3) Run out of money: Watch how much you withdraw
Another point to consider is your withdrawal rate in retirement. If you underestimate your expenses or don’t stay on top of your portfolio’s performance, you could run out of money. An important part of retirement planning is to monitor and adjust your assets with a prudent distribution plan, so you continue to receive income throughout your retirement.
4) Pension supplement: Guaranteed sources of income
Most retirees qualify for Social Security benefits, which are guaranteed to continue until you pass away. One way to increase that benefit is to wait until full retirement age to start drawing them. You can accrue a higher amount if you wait even longer; the Delayed Retirement Credit accrues an additional 8 percent a year up to age 70.
A retiree who does not receive an employer pension also might want to consider using some of his assets to purchase an income annuity. An annuity is a contract purchased with a lump sum that guarantees to pay out a specific or minimum level of income for a certain period of time; you can even choose a guaranteed lifetime option in exchange for a reduced payout. Bear in mind, though, that an annuity typically is an irrevocable purchase, and can be quite complicated in the various options its offers (i.e., inflation hedge, long-term care rider, death benefits) and fees charged. It’s a good idea to work with a financial advisor or experienced insurance agent to help you decide if, and which one, is right for your situation.
5) Living longer: Work longer
Many folks are willing to keep working past the traditional age in anticipation of needing more retirement income. This allows you to save more and give your investments more time to grow. However, bear in mind that tax-deferred accounts such as 401(k) plans and traditional IRAs mandate Required Minimum Distributions (RMD) starting at age 70½. If you work past 70, you may have to take money from these accounts even if you don’t need it. Note too, that RMDs are taxed as regular income (in most cases) and must be withdrawn before Dec. 31 of each year.

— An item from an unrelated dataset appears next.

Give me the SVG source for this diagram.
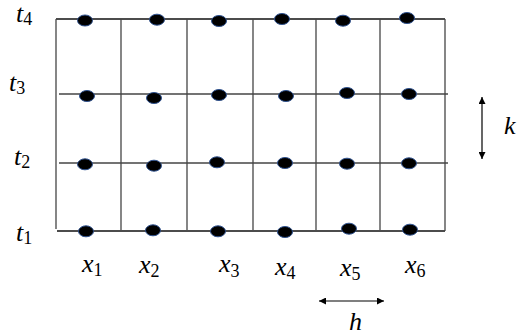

6) Living large: Rightsize
If you’re worried about running out of retirement income, there are other options to consider. For example, sell your home and downsize to something smaller. This might be a good move if you want to travel early on during retirement, as a condominium is a lot easier to maintain if you’re gone for long periods of time. Also, take a look at any big-ticket expenses you might not be able to sustain during retirement, such as trading in an expensive country club membership for tee times at a public golf course. The point is to right-size your lifestyle to match your retirement income, not the other way around.